■ **Task details**
Transcribe the listing in full, excluding any pictures.
----- Data
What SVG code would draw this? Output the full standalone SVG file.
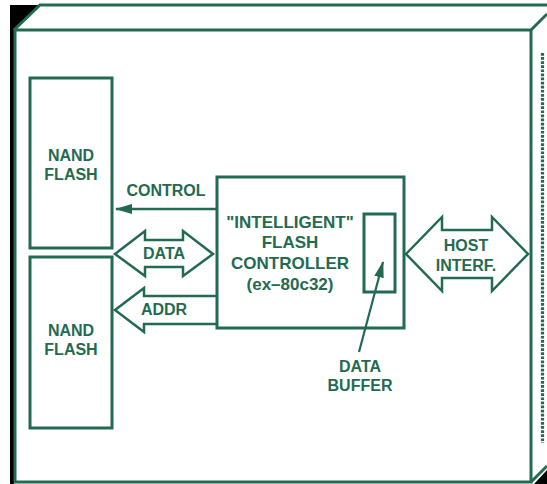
<svg xmlns="http://www.w3.org/2000/svg" width="547" height="484" viewBox="0 0 547 484">
  <style>
    .ln { fill: none; stroke: #236b50; stroke-width: 3; }
    .thin { fill: none; stroke: #236b50; stroke-width: 2.5; stroke-linejoin: miter; }
    .shape { fill: #ffffff; stroke: #236b50; stroke-width: 2.5; stroke-linejoin: miter; }
    .lbl { font-family: "Liberation Sans", Arial, sans-serif; font-weight: bold; font-size: 16px; fill: #236b50; text-anchor: middle; }
    .big { font-size: 17px; }
  </style>
  <defs>
    <marker id="head" viewBox="0 0 16 10" preserveAspectRatio="none" refX="15" refY="5" markerWidth="7.5" markerHeight="4.4" orient="auto" markerUnits="strokeWidth">
      <path d="M0,0 L16,5 L0,10 Z" fill="#236b50"/>
    </marker>
  </defs>
  <rect width="547" height="484" fill="#ffffff"/>

  <!-- enclosure: a box seen in perspective -->
  <g id="enclosure">
    <polygon points="10,5 40,5 14,30 14,484 10,484" fill="#000000"/>
    <polygon points="547,470 547,484 534,484" fill="#000000"/>
    <polyline class="ln" points="14,30 40,5 547,5"/>
    <line class="ln" x1="531" y1="30" x2="547" y2="14"/>
    <line class="ln" x1="531" y1="482" x2="547" y2="466"/>
    <rect class="ln" x="15" y="30" width="516" height="452"/>
    <line x1="542.5" y1="53" x2="542.5" y2="443" stroke="#236b50" stroke-width="3.2" stroke-dasharray="2.7 1.4"/>
  </g>

  <g id="nand1">
    <rect class="ln" x="30" y="78" width="82" height="170"/>
    <text class="lbl" x="71" y="161">NAND</text>
    <text class="lbl" x="71" y="180">FLASH</text>
  </g>

  <g id="nand2">
    <rect class="ln" x="30" y="257" width="82" height="171"/>
    <text class="lbl" x="71" y="336">NAND</text>
    <text class="lbl" x="71" y="355">FLASH</text>
  </g>

  <g id="controller">
    <rect class="ln" x="217" y="177" width="187" height="151"/>
    <text class="lbl big" x="290" y="228">"INTELLIGENT"</text>
    <text class="lbl big" x="290" y="248">FLASH</text>
    <text class="lbl big" x="290" y="269">CONTROLLER</text>
    <text class="lbl big" x="290" y="290">(ex–80c32)</text>
  </g>

  <g id="buffer">
    <rect class="ln" x="364" y="214" width="31" height="78"/>
  </g>

  <g id="buffer-label">
    <text class="lbl" x="360" y="372">DATA</text>
    <text class="lbl" x="360" y="391">BUFFER</text>
  </g>

  <g id="connectors">
    <!-- CONTROL: controller to flash -->
    <line x1="217" y1="209" x2="116" y2="209" stroke="#236b50" stroke-width="2.3" marker-end="url(#head)"/>
    <text class="lbl" x="166" y="196">CONTROL</text>

    <!-- DATA: bidirectional bus -->
    <polygon class="shape" points="115,254 145,231 145,240 183,240 183,231 213,254 183,276 183,267 145,267 145,276"/>
    <text class="lbl" x="164" y="259">DATA</text>

    <!-- ADDR: controller to flash -->
    <polyline class="thin" points="217,296 144,296 144,288 115,310 144,332 144,324 217,324"/>
    <text class="lbl" x="164" y="315">ADDR</text>

    <!-- host interface bus -->
    <polygon class="shape" points="406,254 442,217 442,230 492,230 492,217 528,254 492,291 492,278 442,278 442,291"/>
    <text class="lbl" x="466" y="251">HOST</text>
    <text class="lbl" x="466" y="271">INTERF.</text>

    <!-- pointer to the data buffer -->
    <line x1="359" y1="352" x2="383" y2="262" stroke="#236b50" stroke-width="2.2" marker-end="url(#head)"/>
  </g>
</svg>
----------
■ **Full solution**
What SVG code would draw this? Output the full standalone SVG file.
<svg xmlns="http://www.w3.org/2000/svg" width="547" height="484" viewBox="0 0 547 484">
  <style>
    .ln { fill: none; stroke: #236b50; stroke-width: 3; }
    .thin { fill: none; stroke: #236b50; stroke-width: 2.5; stroke-linejoin: miter; }
    .shape { fill: #ffffff; stroke: #236b50; stroke-width: 2.5; stroke-linejoin: miter; }
    .lbl { font-family: "Liberation Sans", Arial, sans-serif; font-weight: bold; font-size: 16px; fill: #236b50; text-anchor: middle; }
    .big { font-size: 17px; }
  </style>
  <defs>
    <marker id="head" viewBox="0 0 16 10" preserveAspectRatio="none" refX="15" refY="5" markerWidth="7.5" markerHeight="4.4" orient="auto" markerUnits="strokeWidth">
      <path d="M0,0 L16,5 L0,10 Z" fill="#236b50"/>
    </marker>
  </defs>
  <rect width="547" height="484" fill="#ffffff"/>

  <!-- enclosure: a box seen in perspective -->
  <g id="enclosure">
    <polygon points="10,5 40,5 14,30 14,484 10,484" fill="#000000"/>
    <polygon points="547,470 547,484 534,484" fill="#000000"/>
    <polyline class="ln" points="14,30 40,5 547,5"/>
    <line class="ln" x1="531" y1="30" x2="547" y2="14"/>
    <line class="ln" x1="531" y1="482" x2="547" y2="466"/>
    <rect class="ln" x="15" y="30" width="516" height="452"/>
    <line x1="542.5" y1="53" x2="542.5" y2="443" stroke="#236b50" stroke-width="3.2" stroke-dasharray="2.7 1.4"/>
  </g>

  <g id="nand1">
    <rect class="ln" x="30" y="78" width="82" height="170"/>
    <text class="lbl" x="71" y="161">NAND</text>
    <text class="lbl" x="71" y="180">FLASH</text>
  </g>

  <g id="nand2">
    <rect class="ln" x="30" y="257" width="82" height="171"/>
    <text class="lbl" x="71" y="336">NAND</text>
    <text class="lbl" x="71" y="355">FLASH</text>
  </g>

  <g id="controller">
    <rect class="ln" x="217" y="177" width="187" height="151"/>
    <text class="lbl big" x="290" y="228">"INTELLIGENT"</text>
    <text class="lbl big" x="290" y="248">FLASH</text>
    <text class="lbl big" x="290" y="269">CONTROLLER</text>
    <text class="lbl big" x="290" y="290">(ex–80c32)</text>
  </g>

  <g id="buffer">
    <rect class="ln" x="364" y="214" width="31" height="78"/>
  </g>

  <g id="buffer-label">
    <text class="lbl" x="360" y="372">DATA</text>
    <text class="lbl" x="360" y="391">BUFFER</text>
  </g>

  <g id="connectors">
    <!-- CONTROL: controller to flash -->
    <line x1="217" y1="209" x2="116" y2="209" stroke="#236b50" stroke-width="2.3" marker-end="url(#head)"/>
    <text class="lbl" x="166" y="196">CONTROL</text>

    <!-- DATA: bidirectional bus -->
    <polygon class="shape" points="115,254 145,231 145,240 183,240 183,231 213,254 183,276 183,267 145,267 145,276"/>
    <text class="lbl" x="164" y="259">DATA</text>

    <!-- ADDR: controller to flash -->
    <polyline class="thin" points="217,296 144,296 144,288 115,310 144,332 144,324 217,324"/>
    <text class="lbl" x="164" y="315">ADDR</text>

    <!-- host interface bus -->
    <polygon class="shape" points="406,254 442,217 442,230 492,230 492,217 528,254 492,291 492,278 442,278 442,291"/>
    <text class="lbl" x="466" y="251">HOST</text>
    <text class="lbl" x="466" y="271">INTERF.</text>

    <!-- pointer to the data buffer -->
    <line x1="359" y1="352" x2="383" y2="262" stroke="#236b50" stroke-width="2.2" marker-end="url(#head)"/>
  </g>
</svg>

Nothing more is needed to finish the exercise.